El viejo puerto
de Gijón (1918). Colección del marqués de Santa María del Villar en el primer
tercio del siglo XX. Archivo de Francisco Serrano Castilla, delegado provincial
del Ministerio de Información y Turismo en Asturias en los años setenta del
pasado siglo XX. Donadas al depósito del Muséu del Pueblu d'Asturies, por María
del Carmen Serrano Gómez y Beatriz Martínez Serrano. Imagen coloreada antiguo con tecnología
I.A. El Comercio. |
Tapia de
Casariego (hacia 1915). Colección del marqués de Santa María del Villar en el
primer tercio del siglo XX. Archivo de Francisco Serrano Castilla, delegado
provincial del Ministerio de Información y Turismo en Asturias en los años
setenta del pasado siglo XX. Donadas al depósito del Muséu del Pueblu
d'Asturies, por María del Carmen Serrano Gómez y Beatriz Martínez Serrano.
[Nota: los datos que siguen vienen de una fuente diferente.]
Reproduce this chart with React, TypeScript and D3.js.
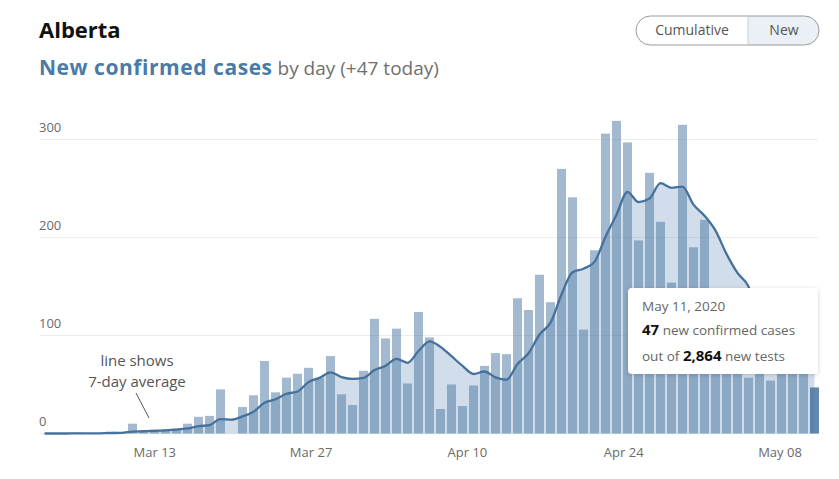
import React from "react";
import * as d3 from "d3";

// New confirmed cases by day, Alberta (Mar 2 – May 11, 2020)
const firstDay = new Date(2020, 2, 2);
const lastDay = new Date(2020, 4, 11);

const marchCases = [
  0, 0, 0, 1, 0, 0, 2, 1, 10, 2, 4, 4, 5, 10, 17, 18, 45, 0, 27, 39, 74, 42, 57, 61, 67, 57, 79, 40, 29, 64,
];
const aprilCases = [
  117, 97, 107, 51, 124, 98, 25, 50, 28, 49, 69, 82, 81, 138, 126, 162, 134, 270, 241, 106, 187, 306, 319, 297, 197,
  266, 216, 154, 315, 190,
];
const mayCases = [218, 90, 100, 80, 57, 70, 54, 73, 64, 65, 47];

const yTicks = [0, 100, 200, 300];
const xTickDates = [
  new Date(2020, 2, 13),
  new Date(2020, 2, 27),
  new Date(2020, 3, 10),
  new Date(2020, 3, 24),
  new Date(2020, 4, 8),
];
const xTickLabels = ["Mar 13", "Mar 27", "Apr 10", "Apr 24", "May 08"];

const FONT = "'Open Sans', Lato, sans-serif";

export default function App() {
  const dates = d3.timeDay.range(firstDay, d3.timeDay.offset(lastDay, 1));
  const cases = [...marchCases, ...aprilCases, ...mayCases];
  const data = dates.map((d, i) => ({
    date: d,
    i,
    value: cases[i],
    avg: d3.sum(cases.slice(Math.max(0, i - 6), i + 1)) / 7,
  }));

  const xb = d3
    .scaleBand<number>()
    .domain(data.map((d) => d.i))
    .range([39, 820])
    .paddingInner(0.18)
    .paddingOuter(0.09);
  const bw = xb.bandwidth();
  const y = d3.scaleLinear().domain([0, 300]).range([433.5, 139.5]);
  const xt = d3.scaleTime().domain([firstDay, lastDay]).range([32, 813.5]);

  const cx = (d: any) => (xb(d.i) as number) + bw / 2;
  const area = d3
    .area<any>()
    .x(cx)
    .y0(y(0))
    .y1((d) => y(d.avg))
    .curve(d3.curveMonotoneX);
  const line = d3
    .line<any>()
    .x(cx)
    .y((d) => y(d.avg))
    .curve(d3.curveMonotoneX);

  const last = data[data.length - 1];

  return (
    <svg
      width={839}
      height={479}
      style={{ position: "absolute", left: 0, top: 0, background: "#fff" }}
      fontFamily={FONT}
    >
      <defs>
        <filter id="shadow" x="-20%" y="-20%" width="140%" height="150%">
          <feDropShadow dx="0" dy="1" stdDeviation="2" floodColor="#000" floodOpacity="0.18" />
        </filter>
        <clipPath id="btnclip">
          <rect x={636} y={16} width={183} height={29} rx={14.5} />
        </clipPath>
      </defs>

      {/* header */}
      <text x={39} y={38} fontSize={22} fontWeight={700} fill="#111">
        Alberta
      </text>
      <text x={39} y={75} fontSize={19} fill="#6f6f6f">
        <tspan fontWeight={700} fill="#4a7ba6" fontSize={21} letterSpacing={0.55}>
          New confirmed cases
        </tspan>
        <tspan> by day (+47 today)</tspan>
      </text>

      {/* toggle */}
      <g>
        <rect x={748} y={16} width={71} height={29} fill="#eaf0f6" clipPath="url(#btnclip)" />
        <rect x={636} y={16} width={183} height={29} rx={14.5} fill="none" stroke="#9a9a9a" strokeWidth={1} />
        <line x1={748} x2={748} y1={16} y2={45} stroke="#c8ccd0" />
        <text x={692} y={35} textAnchor="middle" fontSize={14} fill="#555">
          Cumulative
        </text>
        <text x={784} y={35} textAnchor="middle" fontSize={14} fill="#555">
          New
        </text>
      </g>

      {/* grid */}
      {yTicks.map((t) => (
        <g key={t}>
          <line x1={40} x2={818} y1={y(t)} y2={y(t)} stroke="#ececec" strokeWidth={1} />
          <text x={39} y={y(t) - 8} fontSize={13} fill="#6a6a6a">
            {t}
          </text>
        </g>
      ))}

      {/* area under average */}
      <path d={area(data) as string} fill="#4678aa" fillOpacity={0.25} />

      {/* bars */}
      {data.map((d) => (
        <rect
          key={d.i}
          x={xb(d.i)}
          y={y(d.value)}
          width={bw}
          height={y(0) - y(d.value)}
          fill="#46739f"
          fillOpacity={d.i === last.i ? 0.85 : 0.5}
        />
      ))}

      {/* average line */}
      <path d={line(data) as string} fill="none" stroke="#46719c" strokeWidth={2.3} strokeLinejoin="round" />

      {/* x axis labels */}
      {xTickDates.map((d, k) => (
        <text key={k} x={xt(d)} y={457} textAnchor="middle" fontSize={13} fill="#6a6a6a">
          {xTickLabels[k]}
        </text>
      ))}

      {/* annotation */}
      <text x={137} y={366} textAnchor="middle" fontSize={15} fill="#555">
        line shows
      </text>
      <text x={137} y={387} textAnchor="middle" fontSize={15} fill="#555">
        7-day average
      </text>
      <line x1={136} y1={393} x2={149} y2={418} stroke="#555" strokeWidth={1} />

      {/* tooltip */}
      <g>
        <rect x={628} y={288} width={190} height={86} rx={4} fill="#fff" filter="url(#shadow)" />
        <text x={642} y={311} fontSize={13.5} fill="#666">
          May 11, 2020
        </text>
        <text x={642} y={335} fontSize={13.5} fill="#666">
          <tspan fontWeight={700} fill="#111" fontSize={15}>
            {last.value}
          </tspan>
          <tspan> new confirmed cases</tspan>
        </text>
        <text x={642} y={361} fontSize={13.5} fill="#666">
          <tspan>out of </tspan>
          <tspan fontWeight={700} fill="#111" fontSize={15}>
            2,864
          </tspan>
          <tspan> new tests</tspan>
        </text>
      </g>
    </svg>
  );
}
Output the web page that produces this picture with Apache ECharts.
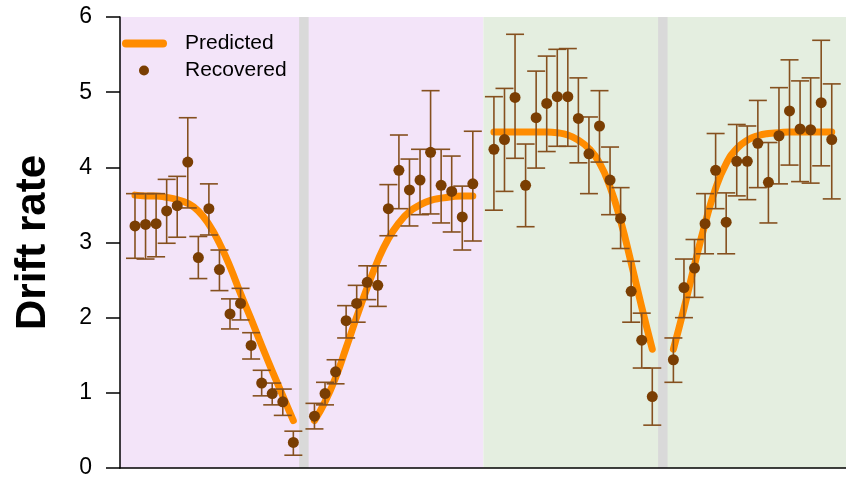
<!DOCTYPE html>
<html>
<head>
<meta charset="utf-8">
<script src="https://cdn.jsdelivr.net/npm/echarts@6/dist/echarts.min.js"></script>
<style>html,body{margin:0;padding:0;background:#fff}#c{width:846px;height:485px}</style>
</head>
<body>
<div id="c"></div>
<script>
// ---- data ----
const seg1Trial = [0,1,2,3,4,5,6,7,8,9,10,11,12,13,14,15];
const seg2Trial = [17,18,19,20,21,22,23,24,25,26,27,28,29,30,31,32];
const seg3Trial = [34,35,36,37,38,39,40,41,42,43,44,45,46,47,48,49];
const seg4Trial = [51,52,53,54,55,56,57,58,59,60,61,62,63,64,65,66];

const seg1Pred = [3.63,3.62,3.62,3.60,3.57,3.52,3.42,3.24,2.99,2.68,2.32,1.98,1.63,1.29,0.96,0.63];
const seg2Pred = [0.63,0.88,1.20,1.60,2.01,2.40,2.76,3.05,3.26,3.41,3.50,3.56,3.59,3.61,3.62,3.62];
const seg3Pred = [4.47,4.47,4.47,4.47,4.47,4.47,4.46,4.43,4.36,4.25,4.06,3.74,3.29,2.73,2.14,1.58];
const seg4Pred = [1.58,2.12,2.70,3.25,3.72,4.05,4.25,4.36,4.42,4.45,4.46,4.47,4.47,4.47,4.47,4.47];

const seg1Rec  = [3.22,3.24,3.25,3.42,3.49,4.07,2.80,3.45,2.64,2.05,2.19,1.63,1.13,0.99,0.88,0.34];
const seg1Low  = [2.79,2.78,2.81,2.99,3.07,3.46,2.52,3.10,2.36,1.85,1.97,1.45,0.96,0.84,0.70,0.17];
const seg1High = [3.65,3.65,3.65,3.84,3.88,4.66,3.08,3.78,2.90,2.25,2.39,1.80,1.30,1.13,1.05,0.49];

const seg2Rec  = [0.69,0.99,1.28,1.96,2.19,2.47,2.43,3.45,3.96,3.70,3.83,4.20,3.76,3.68,3.34,3.78];
const seg2Low  = [0.52,0.84,1.12,1.73,1.94,2.24,2.15,3.09,3.45,3.22,3.37,3.38,3.26,3.14,2.90,3.02];
const seg2High = [0.86,1.14,1.44,2.16,2.43,2.69,2.69,3.77,4.43,4.11,4.24,5.02,4.24,4.15,3.75,4.48];

const seg3Rec  = [4.24,4.37,4.93,3.76,4.66,4.85,4.94,4.94,4.65,4.18,4.55,3.83,3.32,2.35,1.70,0.95];
const seg3Low  = [3.43,3.68,4.12,3.21,3.99,4.21,4.28,4.28,4.06,3.65,4.07,3.37,2.92,1.94,1.33,0.57];
const seg3High = [4.94,5.05,5.77,4.31,5.28,5.48,5.57,5.58,5.19,4.67,5.02,4.27,3.73,2.75,2.06,1.33];

const seg4Rec  = [1.44,2.40,2.66,3.25,3.96,3.27,4.08,4.08,4.32,3.80,4.42,4.75,4.51,4.50,4.86,4.37];
const seg4Low  = [1.14,2.00,2.27,2.85,3.45,2.85,3.62,3.57,3.73,3.26,3.78,4.03,3.81,3.79,4.02,3.58];
const seg4High = [1.73,2.78,3.04,3.65,4.45,3.66,4.57,4.55,4.89,4.33,5.06,5.43,5.15,5.19,5.69,5.11];

const phaseBounds = [-1.42, 33, 67.35];
const breakTrials = [16, 50];
const yTicks = [0,1,2,3,4,5,6];

// ---- build ----
const FONT = '"Liberation Sans", Arial, Helvetica, sans-serif';
const ORANGE = '#ff8c00';
const BROWN = '#7a3e03';
const BAR = '#85501f';
const PHASE_COLORS = ['#f3e4f9', '#e4eee0'];
const BREAK_COLOR = '#d9d9d9';
const BREAK_HALF = 0.45;

const segs = [
  [seg1Trial, seg1Pred, seg1Rec, seg1Low, seg1High],
  [seg2Trial, seg2Pred, seg2Rec, seg2Low, seg2High],
  [seg3Trial, seg3Pred, seg3Rec, seg3Low, seg3High],
  [seg4Trial, seg4Pred, seg4Rec, seg4Low, seg4High]
];

const bgData = [];
for (let i = 0; i < phaseBounds.length - 1; i++) bgData.push([phaseBounds[i], phaseBounds[i+1], PHASE_COLORS[i]]);
breakTrials.forEach(b => bgData.push([b - BREAK_HALF, b + BREAK_HALF, BREAK_COLOR]));

const series = [];
series.push({
  type: 'custom', name: 'bg', silent: true, z: 0, clip: true,
  data: bgData.map(d => [d[0], d[1]]),
  renderItem: function (params, api) {
    const idx = params.dataIndex;
    const x0 = api.coord([api.value(0), 0])[0];
    const x1 = api.coord([api.value(1), 0])[0];
    const cs = params.coordSys;
    return {type: 'rect', shape: {x: x0, y: cs.y, width: x1 - x0, height: cs.height},
            style: {fill: bgData[idx][2]}};
  }
});

const errData = [], ptData = [];
segs.forEach(([t, pred, rec, lo, hi]) => {
  series.push({
    type: 'line', name: 'Predicted', smooth: 0.5, showSymbol: false, z: 2,
    data: t.map((x, i) => [x, pred[i]]),
    lineStyle: {color: ORANGE, width: 7, cap: 'round', join: 'round'},
    itemStyle: {color: ORANGE},
    silent: true
  });
  t.forEach((x, i) => { errData.push([x, lo[i], hi[i]]); ptData.push([x, rec[i]]); });
});

series.push({
  type: 'custom', name: 'err', z: 3, silent: true,
  data: errData,
  renderItem: function (params, api) {
    const x = api.value(0);
    const a = api.coord([x, api.value(1)]);
    const b = api.coord([x, api.value(2)]);
    const w = 9;
    const st = {stroke: BAR, lineWidth: 1.6};
    return {type: 'group', children: [
      {type: 'line', shape: {x1: a[0], y1: a[1], x2: b[0], y2: b[1]}, style: st},
      {type: 'line', shape: {x1: a[0]-w, y1: a[1], x2: a[0]+w, y2: a[1]}, style: st},
      {type: 'line', shape: {x1: b[0]-w, y1: b[1], x2: b[0]+w, y2: b[1]}, style: st}
    ]};
  }
});
series.push({
  type: 'scatter', name: 'Recovered', z: 4, symbolSize: 11,
  data: ptData, itemStyle: {color: BROWN, opacity: 1}, silent: true
});

const chart = echarts.init(document.getElementById('c'), null, {renderer: 'canvas'});
chart.setOption({
  animation: false,
  textStyle: {fontFamily: FONT},
  grid: {left: 120, right: 0, top: 17, bottom: 17},
  legend: [
    {data: ['Predicted'], left: 122, top: 33, padding: 0, itemWidth: 45, itemHeight: 8,
     icon: 'path://M4,0 L41,0 A4,4 0 0 1 41,8 L4,8 A4,4 0 0 1 4,0 Z',
     textStyle: {fontSize: 21, color: '#000', fontFamily: FONT, padding: [0,0,0,13]}},
    {data: ['Recovered'], left: 139, top: 60, padding: 0, itemWidth: 10, itemHeight: 10,
     icon: 'circle',
     textStyle: {fontSize: 21, color: '#000', fontFamily: FONT, padding: [0,0,0,31]}}
  ],
  xAxis: {
    type: 'value', min: phaseBounds[0], max: phaseBounds[2], z: 10,
    axisLine: {show: true, onZero: false, lineStyle: {color: '#000', width: 1.5}},
    axisTick: {show: false}, axisLabel: {show: false}, splitLine: {show: false}
  },
  yAxis: {
    type: 'value', min: yTicks[0], max: yTicks[yTicks.length-1], interval: 1, z: 10,
    name: 'Drift rate', nameLocation: 'middle', nameGap: 66, nameRotate: 90,
    nameTextStyle: {fontSize: 42, fontWeight: 'bold', color: '#000', fontFamily: FONT},
    axisLine: {show: true, onZero: false, lineStyle: {color: '#000', width: 1.5}},
    axisTick: {show: true, length: 14, lineStyle: {color: '#000', width: 1.5}},
    axisLabel: {fontSize: 23, color: '#000', margin: 28, fontFamily: FONT},
    splitLine: {show: false}
  },
  series: series
});
</script>
</body>
</html>
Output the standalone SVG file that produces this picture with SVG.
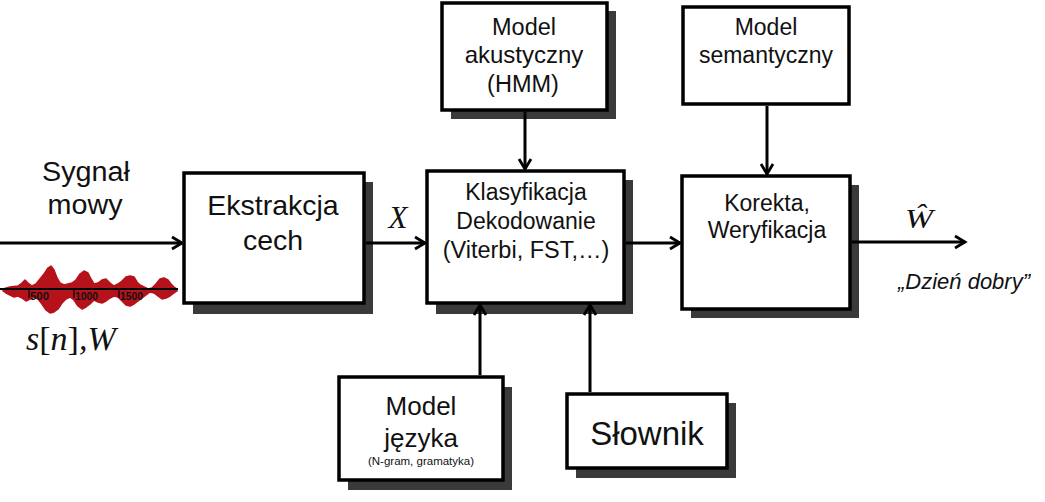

Imagen coloreada antiguo con tecnología I.A. El Comercio. |
Al terminar la Gran Guerra, Europa intentaba sentirse feliz, quería volver a una nueva y sofisticada «belle epóque». No era suficiente que en París la Torre Eiffel volviera a ser visitada por los turistas. El mundo era otro y no se podía volver al pasado. Todo había cambiado, incluso en nuestra España neutral. Por lo que se refería a nuestro país, lo de los «felices veinte» no pasaba de ser "para algunos una frase, entre frívola y nostálgica, y para otros una máscara tras de la cual pretendía ocultar la burguesía, las lacras de una pésima administración, una corrupción política y un inevitable desastre militar". En un discurso de la época, había dicho Melquíades Álvarez: «Todo en la patria está en crisis: todo se desmorona y debilita, desde la autoridad soberana del Poder, hasta la disciplina militar, sin la cual es imposible que pueda vivir un pueblo.» Aquellas palabras del tribuno asturiano, fueron pronto una profecía.